Life Expectancy is not an off the shelf component for Life Settlements success, advises SL

Global specialist asset manager, SL, is advising that investors in Life Settlement funds should look closely at that fund's approach to life expectancy (LE). Current Industry methodologies need to be adapted in order to aid liquidity and therefore potential returns.

When investing in Life Settlements, the two factors that are crucial to the achievable return are the price to value relationship for the individual policies that make up the portfolio and anticipation of the cash-flow needs of the resulting portfolio.

In order to manage these factors, an appropriate assessment of life expectancies is of key importance. The specific LE factors relevant to individual policies, when viewed collectively, become smoothed out, allowing overall life expectancies to become more predictable. The life assurance industry's standard method of predicting the mortality of groups is to use the 2008 Valuation Basic Table Report & Tables ("2008VBT") issued by the Society of Actuaries. However, the Life Settlements industry is looking specifically at the portion of individual life insurance products that are sold in to the secondary market and these may not be fully representative of the whole population.

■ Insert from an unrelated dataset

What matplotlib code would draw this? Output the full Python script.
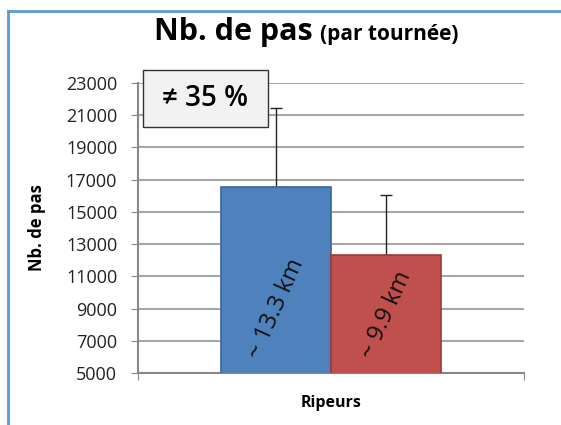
import matplotlib
matplotlib.use("Agg")
import matplotlib.pyplot as plt
from matplotlib.lines import Line2D
from matplotlib.patches import Rectangle

plt.rcParams['font.family'] = ['Open Sans', 'DejaVu Sans']

# data
series = ["Ripeurs A", "Ripeurs B"]
steps = [16550, 12330]
err_up = [4900, 3730]
bar_labels = ["~ 13.3 km", "~ 9.9 km"]
colors = ["#4f81bd", "#c0504d"]
edges = ["#3a6599", "#9b3b38"]
category = "Ripeurs"
yticks = list(range(5000, 23001, 2000))

fig = plt.figure(figsize=(5.61, 4.25), dpi=100)
ax = fig.add_axes([0.246, 0.122, 0.688, 0.683])

width = 0.57
xs = [-width / 2, width / 2]
ax.bar(xs, steps, width=width, color=colors, edgecolor=edges, linewidth=1.2,
       zorder=3)
# upper error only; drawn behind the bars so the lower cap stays hidden
ax.errorbar(xs, steps, yerr=[[0, 0], err_up], fmt="none", ecolor="#222222",
            elinewidth=1, capsize=4, capthick=1, zorder=2)
label_y = [9000, 8600]
for x, y, t in zip(xs, label_y, bar_labels):
    ax.text(x, y, t, rotation=66, ha="center", va="center", fontsize=17,
            color="#111111", zorder=5, rotation_mode="anchor")

ax.set_xlim(-1, 1)
ax.set_ylim(5000, 23000)
ax.set_yticks(yticks)
ax.set_yticklabels([str(t) for t in yticks], fontsize=13, color="#222222")
ax.yaxis.grid(True, color="#a6a6a6", linewidth=1.5, zorder=0)
ax.set_axisbelow(True)
ax.set_xticks([-1, 1])
ax.set_xticklabels(["", ""])
ax.tick_params(axis="y", length=5, color="#888888", pad=10)
ax.tick_params(axis="x", length=5, color="#888888")
for side in ("top", "right"):
    ax.spines[side].set_visible(False)
for side in ("left", "bottom"):
    ax.spines[side].set_color("#888888")
    ax.spines[side].set_linewidth(1.5)
ax.text(0.5, -0.075, category, transform=ax.transAxes, ha="center", va="top",
        fontsize=11.5, fontweight="bold")
ax.set_ylabel("Nb. de pas", fontsize=12, fontweight="bold", labelpad=14)

# difference box
fig.add_artist(Rectangle((0.255, 0.701), 0.223, 0.134, transform=fig.transFigure,
                         fc="#f2f2f2", ec="#333333", lw=1, zorder=6))
fig.text(0.366, 0.768, "≠ 35 %", ha="center", va="center", fontsize=20,
         fontweight="semibold", zorder=7)

# title
fig.text(0.557, 0.906, "Nb. de pas", ha="right", va="baseline", fontsize=22,
         fontweight="bold")
fig.text(0.570, 0.906, "(par tournée)", ha="left", va="baseline", fontsize=15,
         fontweight="bold")

# chart frame
fig.add_artist(Line2D([8 / 561, 1], [1 - 11 / 425] * 2, color="#5b9bd5", lw=2,
                      transform=fig.transFigure))
fig.add_artist(Line2D([8 / 561] * 2, [0, 1 - 11 / 425], color="#5b9bd5", lw=2,
                      transform=fig.transFigure))

fig.savefig("out.png", dpi=100)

When a policyholder brings a policy into the secondary market, typically the intermediary will obtain an LE from one or more specialist Life Settlement underwriters. A fund manager may take this updated LE, reconcile it with the 2008VBT and base their calculations purely on that. However, SL warns this method may be too simplistic as the 2008VBT was designed for insured populations whereas actual experience within the life settlement market points to early-years mortality being lighter than within the wider population, which could lead to assets being overvalued and liquidity requirements being underestimated.  In short, only healthy people who are unlikely to die imminently tend to sell their policies. 

Other additional factors that could lead to policies being unrealistically priced are where an individual's medical records are not available or are out of date; this could lead to the fund manager being selected1 against if the individual has a longer life expectancy than their medical records suggest.

SL believes that, by applying further adjustments to the provided LE reports and current methodologies, a fund manager is able to add an additional layer of caution into any policy that is bought. This aids liquidity planning within the fund, with the simple aim of enhancing the returns the fund is able to achieve.

Louise Witts, Senior Actuary at SL and Fellow of the Institute and Faculty of Actuaries, said:

"Life Settlement funds are attracting a lot of attention due to their potential to provide steady returns in volatile times. But it is an emerging industry in which the importance of applying a robust assessment to the quoted life expectancies is becoming increasingly evident. A "best practice" approach is vital to success." 

1 - (Adverse) Selection occurs when two parties have asymmetric information and as a consequence the less favourable outcome is more likely to be selected.